Correct Answer - 2 and 6
Let `m_(1),m_(2)` = masses of two metals,
`V_(1), V_(2)` = volumes of two metals.
If `rho` is the density of mixture of two metals, then
`rho =(m_(1) + m_(2))//(V_(1) + V_(2))`
When equal volume of two metals of density `rho_(1)` and `rho_(2)` are mixed, then `V_(1) = V_(2) = V` and `m_(1) =rho_(1) V` and `m_(2) = rho_(2) V` . If `rho` is the density of mixture of two metals, then
`rho=((rho_(1)V+rho_(2)V))/(V+V) = (rho_(1) + rho_(2))/(2)`
or `rho_(1) + rho_(2) =2rho =2xx4=8` ....(i)

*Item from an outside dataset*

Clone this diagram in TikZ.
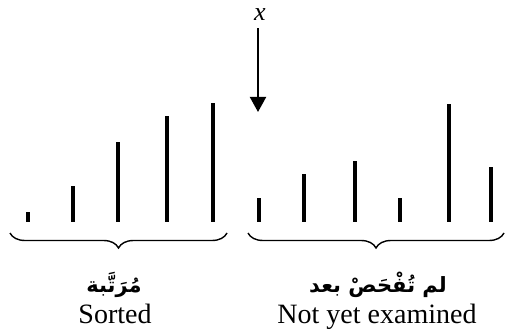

When equal masses are mixed, then
`m_(1) =m_(2)=m` and `V_(1) =m//rho_(1)` and `V_(2) =m//rho_(2)`
So, `rho=(m+m)/((m//rho_(1))+(m//rho_(2))) = (2rho_(1)rho_(2))/(rho_(1)+rho_(2)) =3`
or `rho_(1)rho_(2) =(3)/(2) (rho_(1) + rho_(2)) =(3)/(2)xx8 =12` ...(ii)
Solving (i) and (ii), we get,
`rho_(1) =2` and `rho_(2) =6`